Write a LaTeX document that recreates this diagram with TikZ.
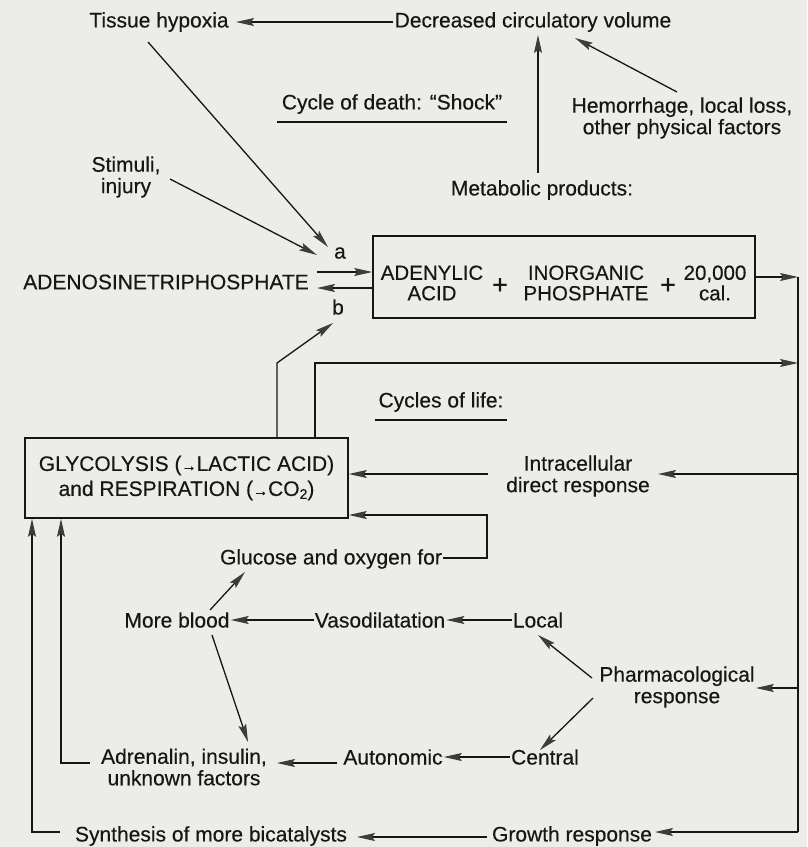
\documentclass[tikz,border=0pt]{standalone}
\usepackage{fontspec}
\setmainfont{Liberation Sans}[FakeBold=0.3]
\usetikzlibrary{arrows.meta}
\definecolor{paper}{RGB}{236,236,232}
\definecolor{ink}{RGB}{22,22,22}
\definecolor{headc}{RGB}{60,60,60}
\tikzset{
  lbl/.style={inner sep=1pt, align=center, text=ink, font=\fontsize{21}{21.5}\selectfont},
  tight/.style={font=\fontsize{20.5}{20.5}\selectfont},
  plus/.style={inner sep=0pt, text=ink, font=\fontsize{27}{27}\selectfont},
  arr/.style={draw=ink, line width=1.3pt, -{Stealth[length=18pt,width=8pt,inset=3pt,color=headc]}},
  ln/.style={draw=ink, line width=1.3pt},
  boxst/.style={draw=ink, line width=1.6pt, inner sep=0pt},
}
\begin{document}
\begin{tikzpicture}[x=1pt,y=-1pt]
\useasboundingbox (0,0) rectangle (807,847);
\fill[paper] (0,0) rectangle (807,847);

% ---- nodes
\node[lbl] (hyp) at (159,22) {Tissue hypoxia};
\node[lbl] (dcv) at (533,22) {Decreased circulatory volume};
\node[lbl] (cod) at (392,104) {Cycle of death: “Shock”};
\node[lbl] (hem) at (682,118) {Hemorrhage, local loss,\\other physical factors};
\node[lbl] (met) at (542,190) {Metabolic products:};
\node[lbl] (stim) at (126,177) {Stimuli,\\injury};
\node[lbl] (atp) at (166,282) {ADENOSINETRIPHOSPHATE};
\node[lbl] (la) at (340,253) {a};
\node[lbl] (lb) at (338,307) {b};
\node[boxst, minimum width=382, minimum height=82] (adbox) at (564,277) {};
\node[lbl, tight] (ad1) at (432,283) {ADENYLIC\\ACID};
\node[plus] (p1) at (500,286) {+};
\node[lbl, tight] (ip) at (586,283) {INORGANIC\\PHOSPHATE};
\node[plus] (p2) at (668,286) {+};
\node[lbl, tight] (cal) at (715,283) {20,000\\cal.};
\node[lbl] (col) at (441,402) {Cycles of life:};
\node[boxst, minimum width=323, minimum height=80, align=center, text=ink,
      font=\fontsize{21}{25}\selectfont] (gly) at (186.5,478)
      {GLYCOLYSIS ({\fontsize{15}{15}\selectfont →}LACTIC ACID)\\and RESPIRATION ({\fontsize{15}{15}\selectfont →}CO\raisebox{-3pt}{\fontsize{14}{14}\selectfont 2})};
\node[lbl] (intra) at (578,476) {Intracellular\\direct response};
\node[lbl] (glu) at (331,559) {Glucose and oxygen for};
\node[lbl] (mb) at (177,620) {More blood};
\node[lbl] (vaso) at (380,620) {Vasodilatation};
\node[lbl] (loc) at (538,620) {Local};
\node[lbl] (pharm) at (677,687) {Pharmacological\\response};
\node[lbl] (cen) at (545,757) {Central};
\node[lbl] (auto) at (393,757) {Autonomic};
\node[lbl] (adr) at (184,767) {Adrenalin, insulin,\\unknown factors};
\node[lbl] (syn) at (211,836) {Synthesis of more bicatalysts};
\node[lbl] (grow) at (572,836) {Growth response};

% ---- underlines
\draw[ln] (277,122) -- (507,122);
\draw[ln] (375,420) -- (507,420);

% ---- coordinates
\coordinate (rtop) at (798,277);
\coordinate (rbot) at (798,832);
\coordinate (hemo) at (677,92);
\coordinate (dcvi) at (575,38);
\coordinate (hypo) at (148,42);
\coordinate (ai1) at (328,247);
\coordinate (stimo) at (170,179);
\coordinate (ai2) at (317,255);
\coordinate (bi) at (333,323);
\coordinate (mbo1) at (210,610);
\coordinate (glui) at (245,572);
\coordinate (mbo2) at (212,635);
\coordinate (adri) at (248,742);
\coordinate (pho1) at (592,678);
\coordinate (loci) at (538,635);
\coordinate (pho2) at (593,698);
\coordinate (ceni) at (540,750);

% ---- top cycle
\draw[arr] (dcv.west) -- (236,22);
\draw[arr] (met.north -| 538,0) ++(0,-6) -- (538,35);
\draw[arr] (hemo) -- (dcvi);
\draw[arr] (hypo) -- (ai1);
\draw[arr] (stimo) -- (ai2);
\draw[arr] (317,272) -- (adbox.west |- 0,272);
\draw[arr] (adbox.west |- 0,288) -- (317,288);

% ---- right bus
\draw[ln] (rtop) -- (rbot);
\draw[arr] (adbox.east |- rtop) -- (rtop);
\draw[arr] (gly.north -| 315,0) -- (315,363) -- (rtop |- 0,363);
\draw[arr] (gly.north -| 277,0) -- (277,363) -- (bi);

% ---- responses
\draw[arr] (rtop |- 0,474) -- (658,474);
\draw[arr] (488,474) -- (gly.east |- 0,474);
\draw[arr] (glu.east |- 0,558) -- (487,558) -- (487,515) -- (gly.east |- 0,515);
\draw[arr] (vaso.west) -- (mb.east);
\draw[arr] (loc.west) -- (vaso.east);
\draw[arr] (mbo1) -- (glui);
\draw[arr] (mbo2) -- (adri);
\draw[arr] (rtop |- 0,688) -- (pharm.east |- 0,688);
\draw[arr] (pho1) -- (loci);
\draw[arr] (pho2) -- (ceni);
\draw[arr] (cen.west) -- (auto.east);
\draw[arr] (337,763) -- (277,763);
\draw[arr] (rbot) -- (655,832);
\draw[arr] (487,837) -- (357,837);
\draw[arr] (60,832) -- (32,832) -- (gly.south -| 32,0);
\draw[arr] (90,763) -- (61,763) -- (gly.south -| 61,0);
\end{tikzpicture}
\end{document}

# What you need to do
In the copy, include no pictures; restate the listing above exactly.

# Exercise solution
Write a LaTeX document that recreates this diagram with TikZ.
\documentclass[tikz,border=0pt]{standalone}
\usepackage{fontspec}
\setmainfont{Liberation Sans}[FakeBold=0.3]
\usetikzlibrary{arrows.meta}
\definecolor{paper}{RGB}{236,236,232}
\definecolor{ink}{RGB}{22,22,22}
\definecolor{headc}{RGB}{60,60,60}
\tikzset{
  lbl/.style={inner sep=1pt, align=center, text=ink, font=\fontsize{21}{21.5}\selectfont},
  tight/.style={font=\fontsize{20.5}{20.5}\selectfont},
  plus/.style={inner sep=0pt, text=ink, font=\fontsize{27}{27}\selectfont},
  arr/.style={draw=ink, line width=1.3pt, -{Stealth[length=18pt,width=8pt,inset=3pt,color=headc]}},
  ln/.style={draw=ink, line width=1.3pt},
  boxst/.style={draw=ink, line width=1.6pt, inner sep=0pt},
}
\begin{document}
\begin{tikzpicture}[x=1pt,y=-1pt]
\useasboundingbox (0,0) rectangle (807,847);
\fill[paper] (0,0) rectangle (807,847);

% ---- nodes
\node[lbl] (hyp) at (159,22) {Tissue hypoxia};
\node[lbl] (dcv) at (533,22) {Decreased circulatory volume};
\node[lbl] (cod) at (392,104) {Cycle of death: “Shock”};
\node[lbl] (hem) at (682,118) {Hemorrhage, local loss,\\other physical factors};
\node[lbl] (met) at (542,190) {Metabolic products:};
\node[lbl] (stim) at (126,177) {Stimuli,\\injury};
\node[lbl] (atp) at (166,282) {ADENOSINETRIPHOSPHATE};
\node[lbl] (la) at (340,253) {a};
\node[lbl] (lb) at (338,307) {b};
\node[boxst, minimum width=382, minimum height=82] (adbox) at (564,277) {};
\node[lbl, tight] (ad1) at (432,283) {ADENYLIC\\ACID};
\node[plus] (p1) at (500,286) {+};
\node[lbl, tight] (ip) at (586,283) {INORGANIC\\PHOSPHATE};
\node[plus] (p2) at (668,286) {+};
\node[lbl, tight] (cal) at (715,283) {20,000\\cal.};
\node[lbl] (col) at (441,402) {Cycles of life:};
\node[boxst, minimum width=323, minimum height=80, align=center, text=ink,
      font=\fontsize{21}{25}\selectfont] (gly) at (186.5,478)
      {GLYCOLYSIS ({\fontsize{15}{15}\selectfont →}LACTIC ACID)\\and RESPIRATION ({\fontsize{15}{15}\selectfont →}CO\raisebox{-3pt}{\fontsize{14}{14}\selectfont 2})};
\node[lbl] (intra) at (578,476) {Intracellular\\direct response};
\node[lbl] (glu) at (331,559) {Glucose and oxygen for};
\node[lbl] (mb) at (177,620) {More blood};
\node[lbl] (vaso) at (380,620) {Vasodilatation};
\node[lbl] (loc) at (538,620) {Local};
\node[lbl] (pharm) at (677,687) {Pharmacological\\response};
\node[lbl] (cen) at (545,757) {Central};
\node[lbl] (auto) at (393,757) {Autonomic};
\node[lbl] (adr) at (184,767) {Adrenalin, insulin,\\unknown factors};
\node[lbl] (syn) at (211,836) {Synthesis of more bicatalysts};
\node[lbl] (grow) at (572,836) {Growth response};

% ---- underlines
\draw[ln] (277,122) -- (507,122);
\draw[ln] (375,420) -- (507,420);

% ---- coordinates
\coordinate (rtop) at (798,277);
\coordinate (rbot) at (798,832);
\coordinate (hemo) at (677,92);
\coordinate (dcvi) at (575,38);
\coordinate (hypo) at (148,42);
\coordinate (ai1) at (328,247);
\coordinate (stimo) at (170,179);
\coordinate (ai2) at (317,255);
\coordinate (bi) at (333,323);
\coordinate (mbo1) at (210,610);
\coordinate (glui) at (245,572);
\coordinate (mbo2) at (212,635);
\coordinate (adri) at (248,742);
\coordinate (pho1) at (592,678);
\coordinate (loci) at (538,635);
\coordinate (pho2) at (593,698);
\coordinate (ceni) at (540,750);

% ---- top cycle
\draw[arr] (dcv.west) -- (236,22);
\draw[arr] (met.north -| 538,0) ++(0,-6) -- (538,35);
\draw[arr] (hemo) -- (dcvi);
\draw[arr] (hypo) -- (ai1);
\draw[arr] (stimo) -- (ai2);
\draw[arr] (317,272) -- (adbox.west |- 0,272);
\draw[arr] (adbox.west |- 0,288) -- (317,288);

% ---- right bus
\draw[ln] (rtop) -- (rbot);
\draw[arr] (adbox.east |- rtop) -- (rtop);
\draw[arr] (gly.north -| 315,0) -- (315,363) -- (rtop |- 0,363);
\draw[arr] (gly.north -| 277,0) -- (277,363) -- (bi);

% ---- responses
\draw[arr] (rtop |- 0,474) -- (658,474);
\draw[arr] (488,474) -- (gly.east |- 0,474);
\draw[arr] (glu.east |- 0,558) -- (487,558) -- (487,515) -- (gly.east |- 0,515);
\draw[arr] (vaso.west) -- (mb.east);
\draw[arr] (loc.west) -- (vaso.east);
\draw[arr] (mbo1) -- (glui);
\draw[arr] (mbo2) -- (adri);
\draw[arr] (rtop |- 0,688) -- (pharm.east |- 0,688);
\draw[arr] (pho1) -- (loci);
\draw[arr] (pho2) -- (ceni);
\draw[arr] (cen.west) -- (auto.east);
\draw[arr] (337,763) -- (277,763);
\draw[arr] (rbot) -- (655,832);
\draw[arr] (487,837) -- (357,837);
\draw[arr] (60,832) -- (32,832) -- (gly.south -| 32,0);
\draw[arr] (90,763) -- (61,763) -- (gly.south -| 61,0);
\end{tikzpicture}
\end{document}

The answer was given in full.